## [EXERCISE DIRECTIONS]
Retype each line exactly. Skip images.

## [DATA SHOWN]

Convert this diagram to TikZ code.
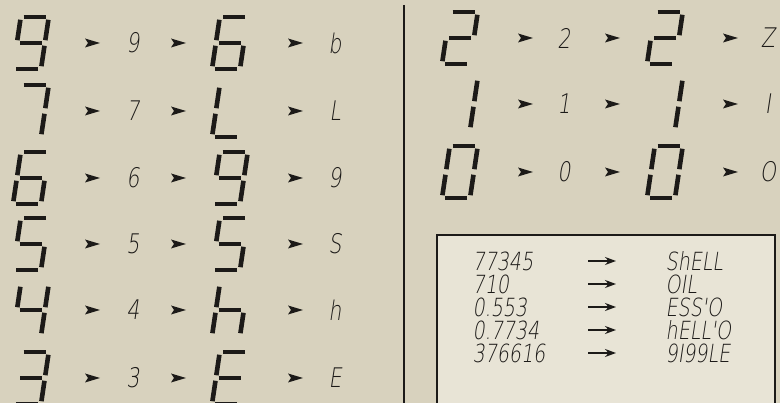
\documentclass[tikz,border=0pt]{standalone}
\usepackage{fontspec}
\newfontfamily\lcdfont{DejaVu Sans ExtraLight}[FakeSlant=0.15,FakeStretch=0.76]
\usetikzlibrary{arrows.meta}
\definecolor{paper}{RGB}{216,210,190}
\definecolor{card}{RGB}{232,228,214}
\definecolor{ink}{RGB}{28,26,24}

\tikzset{
  seg/.style={ink,line width=4.6pt,shorten <=2.8pt,shorten >=2.8pt},
  lbl/.style={ink,font=\lcdfont\fontsize{27}{27}\selectfont},
  entry/.style={ink,font=\lcdfont\fontsize{25}{25}\selectfont,anchor=west,inner sep=0.5pt},
}

% segments of the display, by corner names
\newcommand{\segZero}{tl/tr,tr/mr,mr/br,br/bl,bl/ml,ml/tl}
\newcommand{\segOne}{tr/mr,mr/br}
\newcommand{\segTwo}{tl/tr,tr/mr,mr/ml,ml/bl,bl/br}
\newcommand{\segThree}{tl/tr,tr/mr,mr/ml,mr/br,br/bl}
\newcommand{\segFour}{tl/ml,ml/mr,tr/mr,mr/br}
\newcommand{\segFive}{tr/tl,tl/ml,ml/mr,mr/br,br/bl}
\newcommand{\segSix}{tr/tl,tl/ml,ml/bl,bl/br,br/mr,mr/ml}
\newcommand{\segSeven}{tl/tr,tr/mr,mr/br}
\newcommand{\segNine}{ml/tl,tl/tr,tr/mr,mr/ml,mr/br,br/bl}
\newcommand{\segEll}{tl/ml,ml/bl,bl/br}
\newcommand{\segAitch}{tl/ml,ml/bl,ml/mr,mr/br}
\newcommand{\segEe}{tr/tl,tl/ml,ml/mr,ml/bl,bl/br}

% #1,#2 centre of the digit, #3 segment list
\newcommand{\lcd}[3]{%
  \begin{scope}[shift={(#1-18,#2-26)},xslant=0.15]
    \coordinate (tl) at (0,52); \coordinate (tr) at (28,52);
    \coordinate (ml) at (0,26); \coordinate (mr) at (28,26);
    \coordinate (bl) at (0,0);  \coordinate (br) at (28,0);
    \foreach \p/\q in #3 {\draw[seg] (\p) -- (\q);}
  \end{scope}}

% small arrow head at #1,#2
\newcommand{\rowtip}[2]{%
  \fill[ink] (#1+8,#2) -- (#1-7,#2+4.5) -- (#1-4,#2) -- (#1-7,#2-4.5) -- cycle;}

\begin{document}
\begin{tikzpicture}[x=1pt,y=1pt]
\useasboundingbox (0,0) rectangle (780,403);
\clip (0,0) rectangle (780,403);
\fill[paper] (0,0) rectangle (780,403);

% left half
\lcd{31}{360}{\segNine}  \rowtip{92}{360} \node[lbl] (s9) at (133,360) {9};
\rowtip{178}{360} \lcd{230}{360}{\segSix}  \rowtip{295}{360} \node[lbl] (l9) at (335,360) {b};
\lcd{31}{292}{\segSeven} \rowtip{92}{292} \node[lbl] (s7) at (133,292) {7};
\rowtip{178}{292} \lcd{230}{292}{\segEll}  \rowtip{295}{292} \node[lbl] (l7) at (335,292) {L};
\lcd{31}{225}{\segSix}   \rowtip{92}{225} \node[lbl] (s6) at (133,225) {6};
\rowtip{178}{225} \lcd{230}{225}{\segNine} \rowtip{295}{225} \node[lbl] (l6) at (335,225) {9};
\lcd{31}{159}{\segFive}  \rowtip{92}{159} \node[lbl] (s5) at (133,159) {5};
\rowtip{178}{159} \lcd{230}{159}{\segFive} \rowtip{295}{159} \node[lbl] (l5) at (335,159) {S};
\lcd{31}{93}{\segFour}   \rowtip{92}{93}  \node[lbl] (s4) at (133,93) {4};
\rowtip{178}{93}  \lcd{230}{93}{\segAitch} \rowtip{295}{93}  \node[lbl] (l4) at (335,93) {h};
\lcd{31}{25}{\segThree}  \rowtip{92}{25}  \node[lbl] (s3) at (133,25) {3};
\rowtip{178}{25}  \lcd{230}{25}{\segEe}    \rowtip{295}{25}  \node[lbl] (l3) at (335,25) {E};

% divider
\draw[ink,line width=2pt] (404,398) -- (404,-5);

% right half
\lcd{460}{365}{\segTwo}  \rowtip{525}{365} \node[lbl] (s2) at (564,365) {2};
\rowtip{612}{365} \lcd{665}{365}{\segTwo} \rowtip{730}{365} \node[lbl] (l2) at (768,365) {Z};
\lcd{460}{299}{\segOne}  \rowtip{525}{299} \node[lbl] (s1) at (564,299) {1};
\rowtip{612}{299} \lcd{665}{299}{\segOne} \rowtip{730}{299} \node[lbl] (l1) at (768,299) {I};
\lcd{460}{231}{\segZero} \rowtip{525}{231} \node[lbl] (s0) at (564,231) {0};
\rowtip{612}{231} \lcd{665}{231}{\segZero} \rowtip{730}{231} \node[lbl] (l0) at (768,231) {O};

% table of words
\draw[ink,line width=1.8pt,fill=card] (437,168) rectangle (775,-10);
\node[entry] (n1) at (472,142) {77345};  \node[entry] (w1) at (665,142) {ShELL};
\node[entry] (n2) at (472,119) {710};    \node[entry] (w2) at (665,119) {OIL};
\node[entry] (n3) at (472,96)  {0.553};  \node[entry] (w3) at (665,96)  {ESS'O};
\node[entry] (n4) at (472,73)  {0.7734}; \node[entry] (w4) at (665,73)  {hELL'O};
\node[entry] (n5) at (472,50)  {376616}; \node[entry] (w5) at (665,50)  {9I99LE};
\foreach \y [count=\i] in {142,119,96,73,50}{
  \coordinate (a\i) at (588,\y); \coordinate (b\i) at (616,\y);
  \draw[ink,line width=1.4pt,-{Stealth[length=11pt,width=8pt]}] (a\i) -- (b\i);
}
\end{tikzpicture}
\end{document}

## [RESPONSE TO THIS EXERCISE]
Convert this diagram to TikZ code.
\documentclass[tikz,border=0pt]{standalone}
\usepackage{fontspec}
\newfontfamily\lcdfont{DejaVu Sans ExtraLight}[FakeSlant=0.15,FakeStretch=0.76]
\usetikzlibrary{arrows.meta}
\definecolor{paper}{RGB}{216,210,190}
\definecolor{card}{RGB}{232,228,214}
\definecolor{ink}{RGB}{28,26,24}

\tikzset{
  seg/.style={ink,line width=4.6pt,shorten <=2.8pt,shorten >=2.8pt},
  lbl/.style={ink,font=\lcdfont\fontsize{27}{27}\selectfont},
  entry/.style={ink,font=\lcdfont\fontsize{25}{25}\selectfont,anchor=west,inner sep=0.5pt},
}

% segments of the display, by corner names
\newcommand{\segZero}{tl/tr,tr/mr,mr/br,br/bl,bl/ml,ml/tl}
\newcommand{\segOne}{tr/mr,mr/br}
\newcommand{\segTwo}{tl/tr,tr/mr,mr/ml,ml/bl,bl/br}
\newcommand{\segThree}{tl/tr,tr/mr,mr/ml,mr/br,br/bl}
\newcommand{\segFour}{tl/ml,ml/mr,tr/mr,mr/br}
\newcommand{\segFive}{tr/tl,tl/ml,ml/mr,mr/br,br/bl}
\newcommand{\segSix}{tr/tl,tl/ml,ml/bl,bl/br,br/mr,mr/ml}
\newcommand{\segSeven}{tl/tr,tr/mr,mr/br}
\newcommand{\segNine}{ml/tl,tl/tr,tr/mr,mr/ml,mr/br,br/bl}
\newcommand{\segEll}{tl/ml,ml/bl,bl/br}
\newcommand{\segAitch}{tl/ml,ml/bl,ml/mr,mr/br}
\newcommand{\segEe}{tr/tl,tl/ml,ml/mr,ml/bl,bl/br}

% #1,#2 centre of the digit, #3 segment list
\newcommand{\lcd}[3]{%
  \begin{scope}[shift={(#1-18,#2-26)},xslant=0.15]
    \coordinate (tl) at (0,52); \coordinate (tr) at (28,52);
    \coordinate (ml) at (0,26); \coordinate (mr) at (28,26);
    \coordinate (bl) at (0,0);  \coordinate (br) at (28,0);
    \foreach \p/\q in #3 {\draw[seg] (\p) -- (\q);}
  \end{scope}}

% small arrow head at #1,#2
\newcommand{\rowtip}[2]{%
  \fill[ink] (#1+8,#2) -- (#1-7,#2+4.5) -- (#1-4,#2) -- (#1-7,#2-4.5) -- cycle;}

\begin{document}
\begin{tikzpicture}[x=1pt,y=1pt]
\useasboundingbox (0,0) rectangle (780,403);
\clip (0,0) rectangle (780,403);
\fill[paper] (0,0) rectangle (780,403);

% left half
\lcd{31}{360}{\segNine}  \rowtip{92}{360} \node[lbl] (s9) at (133,360) {9};
\rowtip{178}{360} \lcd{230}{360}{\segSix}  \rowtip{295}{360} \node[lbl] (l9) at (335,360) {b};
\lcd{31}{292}{\segSeven} \rowtip{92}{292} \node[lbl] (s7) at (133,292) {7};
\rowtip{178}{292} \lcd{230}{292}{\segEll}  \rowtip{295}{292} \node[lbl] (l7) at (335,292) {L};
\lcd{31}{225}{\segSix}   \rowtip{92}{225} \node[lbl] (s6) at (133,225) {6};
\rowtip{178}{225} \lcd{230}{225}{\segNine} \rowtip{295}{225} \node[lbl] (l6) at (335,225) {9};
\lcd{31}{159}{\segFive}  \rowtip{92}{159} \node[lbl] (s5) at (133,159) {5};
\rowtip{178}{159} \lcd{230}{159}{\segFive} \rowtip{295}{159} \node[lbl] (l5) at (335,159) {S};
\lcd{31}{93}{\segFour}   \rowtip{92}{93}  \node[lbl] (s4) at (133,93) {4};
\rowtip{178}{93}  \lcd{230}{93}{\segAitch} \rowtip{295}{93}  \node[lbl] (l4) at (335,93) {h};
\lcd{31}{25}{\segThree}  \rowtip{92}{25}  \node[lbl] (s3) at (133,25) {3};
\rowtip{178}{25}  \lcd{230}{25}{\segEe}    \rowtip{295}{25}  \node[lbl] (l3) at (335,25) {E};

% divider
\draw[ink,line width=2pt] (404,398) -- (404,-5);

% right half
\lcd{460}{365}{\segTwo}  \rowtip{525}{365} \node[lbl] (s2) at (564,365) {2};
\rowtip{612}{365} \lcd{665}{365}{\segTwo} \rowtip{730}{365} \node[lbl] (l2) at (768,365) {Z};
\lcd{460}{299}{\segOne}  \rowtip{525}{299} \node[lbl] (s1) at (564,299) {1};
\rowtip{612}{299} \lcd{665}{299}{\segOne} \rowtip{730}{299} \node[lbl] (l1) at (768,299) {I};
\lcd{460}{231}{\segZero} \rowtip{525}{231} \node[lbl] (s0) at (564,231) {0};
\rowtip{612}{231} \lcd{665}{231}{\segZero} \rowtip{730}{231} \node[lbl] (l0) at (768,231) {O};

% table of words
\draw[ink,line width=1.8pt,fill=card] (437,168) rectangle (775,-10);
\node[entry] (n1) at (472,142) {77345};  \node[entry] (w1) at (665,142) {ShELL};
\node[entry] (n2) at (472,119) {710};    \node[entry] (w2) at (665,119) {OIL};
\node[entry] (n3) at (472,96)  {0.553};  \node[entry] (w3) at (665,96)  {ESS'O};
\node[entry] (n4) at (472,73)  {0.7734}; \node[entry] (w4) at (665,73)  {hELL'O};
\node[entry] (n5) at (472,50)  {376616}; \node[entry] (w5) at (665,50)  {9I99LE};
\foreach \y [count=\i] in {142,119,96,73,50}{
  \coordinate (a\i) at (588,\y); \coordinate (b\i) at (616,\y);
  \draw[ink,line width=1.4pt,-{Stealth[length=11pt,width=8pt]}] (a\i) -- (b\i);
}
\end{tikzpicture}
\end{document}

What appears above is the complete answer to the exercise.